One often-overlooked combination: low-mileage discounts paired with higher deductibles on older, paid-off vehicles. If you're driving a 10-year-old car worth $6,000 and carrying a $500 deductible, raising it to $1,000 saves another 10–15% on comprehensive and collision premiums. Since you're driving fewer miles, your collision risk exposure is lower anyway. For seniors evaluating whether full coverage remains cost-justified, this combination of reduced mileage and adjusted deductibles often provides a middle path between keeping full coverage and dropping it entirely.
How to Request and Document Your Low-Mileage Discount
Start by checking your current odometer reading and calculating your annual mileage based on the past 12 months. If you don't have precise records, estimate conservatively — underestimating and later correcting upward avoids potential issues if your insurer audits your mileage. Call your insurer or log into your online account and explicitly request a review of all mileage-based discount programs they offer.

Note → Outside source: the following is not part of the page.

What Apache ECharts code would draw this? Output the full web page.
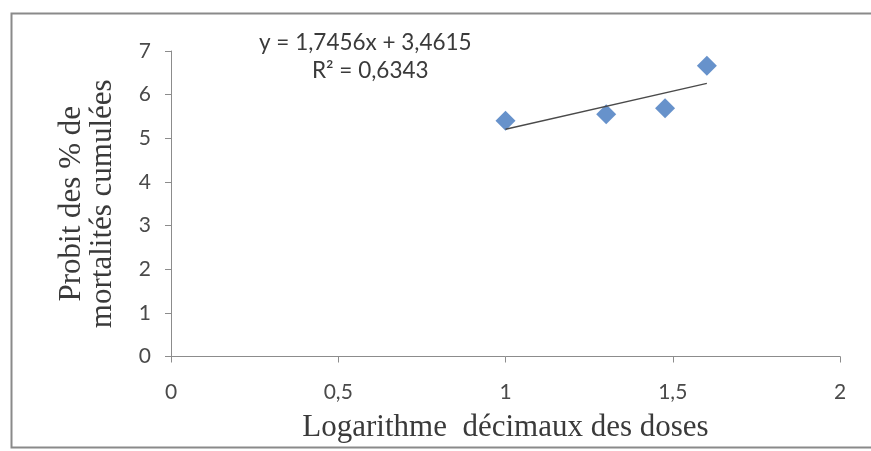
<!DOCTYPE html>
<html>
<head>
<meta charset="utf-8">
<script src="https://cdn.jsdelivr.net/npm/echarts@6/dist/echarts.min.js"></script>
<style>
  html, body { margin: 0; padding: 0; background: #ffffff; }
  #chart { width: 871px; height: 451px; }
</style>
</head>
<body>
<div id="chart"></div>
<script>
// Log10 of the doses and the probit of cumulative mortality
const logDoses = [1, 1.301, 1.477, 1.602];
const probits = [5.40, 5.55, 5.69, 6.66];

// Linear trendline fitted to the points
const slope = 1.7456;
const intercept = 3.4615;
const rSquared = 0.6343;

const xTicks = [0, 0.5, 1, 1.5, 2];
const yTicks = [0, 1, 2, 3, 4, 5, 6, 7];

const fmt = (v, d) => v.toFixed(d).replace('.', ',');
const trendX = [Math.min(...logDoses), Math.max(...logDoses)];
const trendLine = trendX.map(x => [x, slope * x + intercept]);

const chart = echarts.init(document.getElementById('chart'), null, { renderer: 'canvas' });

const tickFont = { fontFamily: 'Lato, "Open Sans", sans-serif', fontSize: 21, color: '#4a4a4a' };
const serif = '"Liberation Serif", "Times New Roman", serif';

chart.setOption({
  animation: false,
  backgroundColor: '#ffffff',
  grid: { left: 171, right: 31, top: 51, bottom: 94.5, containLabel: false },
  xAxis: {
    type: 'value', min: 0, max: 2, interval: 0.5,
    axisLine: { show: true, lineStyle: { color: '#8c8c8c', width: 1 } },
    axisTick: { show: true, length: 6, lineStyle: { color: '#8c8c8c' } },
    splitLine: { show: false },
    axisLabel: Object.assign({ margin: 25, formatter: v => xTicks.includes(v) ? String(v).replace('.', ',') : '' }, tickFont),
    name: 'Logarithme  décimaux des doses',
    nameLocation: 'middle', nameGap: 56,
    nameTextStyle: { fontFamily: serif, fontSize: 31, color: '#3a3a3a' }
  },
  yAxis: {
    type: 'value', min: 0, max: 7, interval: 1,
    axisLine: { show: true, lineStyle: { color: '#8c8c8c', width: 1 } },
    axisTick: { show: true, length: 6, lineStyle: { color: '#8c8c8c' } },
    splitLine: { show: false },
    axisLabel: Object.assign({ margin: 20, formatter: v => yTicks.includes(v) ? String(v) : '' }, tickFont),
    name: 'Probit des % de\nmortalités cumulées',
    nameLocation: 'middle', nameGap: 53,
    nameTextStyle: { fontFamily: serif, fontSize: 31, lineHeight: 31, color: '#3a3a3a' }
  },
  graphic: [
    {
      type: 'rect', silent: true, z: -1,
      shape: { x: 11.5, y: 13.5, width: 880, height: 434 },
      style: { fill: 'none', stroke: '#8a8a8a', lineWidth: 2 }
    },
    {
      type: 'text', left: 259, top: 31,
      style: { text: 'y = ' + fmt(slope, 4) + 'x + ' + fmt(intercept, 4), font: '22.5px Lato, "Open Sans", sans-serif', fill: '#3a3a3a' }
    },
    {
      type: 'text', left: 312, top: 59,
      style: { text: 'R² = ' + fmt(rSquared, 4), font: '22.5px Lato, "Open Sans", sans-serif', fill: '#3a3a3a' }
    }
  ],
  series: [
    {
      type: 'line',
      data: trendLine,
      symbol: 'none',
      lineStyle: { color: '#4a4a4a', width: 1.3 },
      z: 3
    },
    {
      type: 'scatter',
      data: logDoses.map((x, i) => [x, probits[i]]),
      symbol: 'diamond',
      symbolSize: 20,
      itemStyle: { color: '#4177be' },
      z: 2
    }
  ]
});
</script>
</body>
</html>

Ask these specific questions: What is your low-mileage threshold? What discount percentage applies at my mileage level? Do you offer telematics programs with larger discounts? Is pay-per-mile insurance available in my state? How often do I need to verify mileage? When does the discount take effect? Document the representative's name, date, and responses — if they promise a specific discount that doesn't appear on your next bill, you'll need that information to follow up.
If your current insurer offers minimal or no low-mileage programs, compare rates with carriers that specialize in usage-based or low-mileage insurance. Get at least three quotes reflecting your actual annual mileage. Many comparison tools default to 12,000 miles annually — manually adjust that field to your real figure. For senior drivers, the difference between a quote at 12,000 miles and 5,000 miles can exceed $400 annually with the right carrier.